Work to do:
Your task is to write out only the lines running from the line with "Clone this chart in matplotlib." to the line with "plt.rcParams['font.family'] = ['Liberation", both ends kept, with no images.

[Stored data entries]
-- begin --
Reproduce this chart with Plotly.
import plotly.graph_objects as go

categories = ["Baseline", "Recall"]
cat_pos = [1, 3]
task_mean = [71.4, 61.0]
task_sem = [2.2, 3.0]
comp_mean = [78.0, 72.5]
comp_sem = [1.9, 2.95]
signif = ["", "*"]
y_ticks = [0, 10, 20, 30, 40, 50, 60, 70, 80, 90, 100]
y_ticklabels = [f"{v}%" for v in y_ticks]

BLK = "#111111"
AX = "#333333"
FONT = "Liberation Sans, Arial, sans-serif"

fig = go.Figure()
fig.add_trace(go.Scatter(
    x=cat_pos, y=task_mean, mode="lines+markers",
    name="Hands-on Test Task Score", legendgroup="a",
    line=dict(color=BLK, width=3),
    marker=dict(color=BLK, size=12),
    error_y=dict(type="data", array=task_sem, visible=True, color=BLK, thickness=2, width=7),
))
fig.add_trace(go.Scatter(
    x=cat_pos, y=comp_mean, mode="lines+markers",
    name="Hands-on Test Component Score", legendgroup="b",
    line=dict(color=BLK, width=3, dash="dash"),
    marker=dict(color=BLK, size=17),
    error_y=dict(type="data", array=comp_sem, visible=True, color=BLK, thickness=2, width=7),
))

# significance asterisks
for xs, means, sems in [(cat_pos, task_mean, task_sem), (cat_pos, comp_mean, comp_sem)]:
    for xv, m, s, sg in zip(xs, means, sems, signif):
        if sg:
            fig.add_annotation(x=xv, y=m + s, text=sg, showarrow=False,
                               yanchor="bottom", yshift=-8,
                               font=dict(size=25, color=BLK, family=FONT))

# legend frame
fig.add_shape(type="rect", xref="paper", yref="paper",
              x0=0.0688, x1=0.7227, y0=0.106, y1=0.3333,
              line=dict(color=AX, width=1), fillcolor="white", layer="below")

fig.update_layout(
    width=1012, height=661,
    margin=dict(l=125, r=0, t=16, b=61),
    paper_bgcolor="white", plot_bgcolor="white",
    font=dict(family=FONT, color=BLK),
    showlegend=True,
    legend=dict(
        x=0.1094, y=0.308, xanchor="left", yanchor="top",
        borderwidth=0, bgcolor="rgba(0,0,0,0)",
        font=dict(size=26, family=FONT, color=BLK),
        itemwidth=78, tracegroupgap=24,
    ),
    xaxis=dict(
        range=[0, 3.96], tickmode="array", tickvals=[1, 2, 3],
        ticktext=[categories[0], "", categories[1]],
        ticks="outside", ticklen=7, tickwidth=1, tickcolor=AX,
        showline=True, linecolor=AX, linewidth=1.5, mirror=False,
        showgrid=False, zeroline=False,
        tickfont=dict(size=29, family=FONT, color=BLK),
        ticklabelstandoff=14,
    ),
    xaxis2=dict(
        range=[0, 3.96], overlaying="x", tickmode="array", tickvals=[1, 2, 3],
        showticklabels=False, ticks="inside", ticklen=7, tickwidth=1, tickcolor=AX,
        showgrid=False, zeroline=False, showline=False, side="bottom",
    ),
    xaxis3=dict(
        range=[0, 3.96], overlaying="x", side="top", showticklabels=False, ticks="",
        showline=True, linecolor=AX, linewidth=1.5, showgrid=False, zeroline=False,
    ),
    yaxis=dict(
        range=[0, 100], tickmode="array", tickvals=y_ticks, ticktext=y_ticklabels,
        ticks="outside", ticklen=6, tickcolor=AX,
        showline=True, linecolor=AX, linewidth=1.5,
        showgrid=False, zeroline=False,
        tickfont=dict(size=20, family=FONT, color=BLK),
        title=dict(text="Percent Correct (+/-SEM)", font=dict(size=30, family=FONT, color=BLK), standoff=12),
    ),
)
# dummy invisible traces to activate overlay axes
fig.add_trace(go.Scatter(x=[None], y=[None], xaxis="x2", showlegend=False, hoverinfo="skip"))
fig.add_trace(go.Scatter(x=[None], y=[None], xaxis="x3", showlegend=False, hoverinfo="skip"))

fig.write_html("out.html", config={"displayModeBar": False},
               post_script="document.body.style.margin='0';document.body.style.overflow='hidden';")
-- end --
-- begin --
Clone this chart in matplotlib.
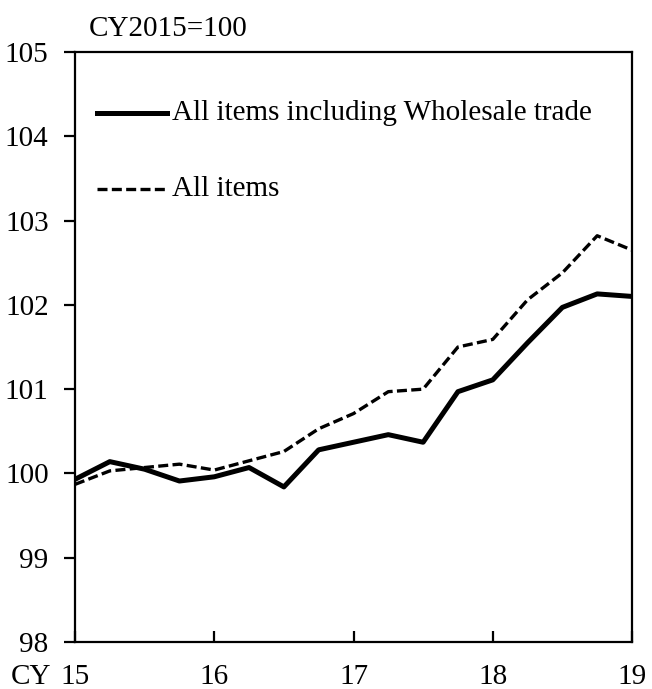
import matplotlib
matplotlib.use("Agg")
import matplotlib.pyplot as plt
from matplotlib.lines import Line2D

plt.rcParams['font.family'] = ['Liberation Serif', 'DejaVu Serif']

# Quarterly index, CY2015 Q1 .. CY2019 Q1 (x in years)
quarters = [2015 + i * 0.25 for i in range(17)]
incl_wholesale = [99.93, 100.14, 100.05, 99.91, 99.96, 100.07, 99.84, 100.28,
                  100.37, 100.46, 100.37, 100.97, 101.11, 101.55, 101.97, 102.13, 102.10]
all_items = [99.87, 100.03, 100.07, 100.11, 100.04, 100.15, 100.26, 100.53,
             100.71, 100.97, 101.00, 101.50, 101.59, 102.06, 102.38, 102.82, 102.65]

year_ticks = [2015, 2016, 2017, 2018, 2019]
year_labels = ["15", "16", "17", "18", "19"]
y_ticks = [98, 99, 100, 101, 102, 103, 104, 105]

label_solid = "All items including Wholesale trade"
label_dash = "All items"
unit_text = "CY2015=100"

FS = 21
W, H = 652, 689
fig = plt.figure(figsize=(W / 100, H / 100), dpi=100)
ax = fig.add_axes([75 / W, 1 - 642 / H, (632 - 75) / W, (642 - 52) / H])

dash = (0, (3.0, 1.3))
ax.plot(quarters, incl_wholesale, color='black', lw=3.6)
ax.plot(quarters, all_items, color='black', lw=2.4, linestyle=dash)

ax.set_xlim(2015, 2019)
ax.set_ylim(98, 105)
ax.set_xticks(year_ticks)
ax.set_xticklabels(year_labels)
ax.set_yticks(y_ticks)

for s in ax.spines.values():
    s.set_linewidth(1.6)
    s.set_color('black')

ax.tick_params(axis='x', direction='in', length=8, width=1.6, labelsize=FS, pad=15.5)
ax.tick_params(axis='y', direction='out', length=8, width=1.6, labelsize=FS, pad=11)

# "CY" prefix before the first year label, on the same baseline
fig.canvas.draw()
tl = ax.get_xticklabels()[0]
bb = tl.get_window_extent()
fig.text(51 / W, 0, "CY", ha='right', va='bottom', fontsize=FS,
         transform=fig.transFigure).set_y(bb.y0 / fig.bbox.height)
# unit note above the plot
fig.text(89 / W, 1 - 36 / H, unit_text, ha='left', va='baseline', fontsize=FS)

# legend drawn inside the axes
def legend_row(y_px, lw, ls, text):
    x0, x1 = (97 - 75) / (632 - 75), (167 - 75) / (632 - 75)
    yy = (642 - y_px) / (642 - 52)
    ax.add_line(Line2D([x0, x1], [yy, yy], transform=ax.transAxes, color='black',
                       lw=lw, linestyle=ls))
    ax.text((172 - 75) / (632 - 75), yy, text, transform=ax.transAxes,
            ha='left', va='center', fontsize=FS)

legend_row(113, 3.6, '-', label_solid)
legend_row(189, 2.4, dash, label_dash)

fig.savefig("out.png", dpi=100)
-- end --
Written response:
Clone this chart in matplotlib.
import matplotlib
matplotlib.use("Agg")
import matplotlib.pyplot as plt
from matplotlib.lines import Line2D

plt.rcParams['font.family'] = ['Liberation Serif', 'DejaVu Serif']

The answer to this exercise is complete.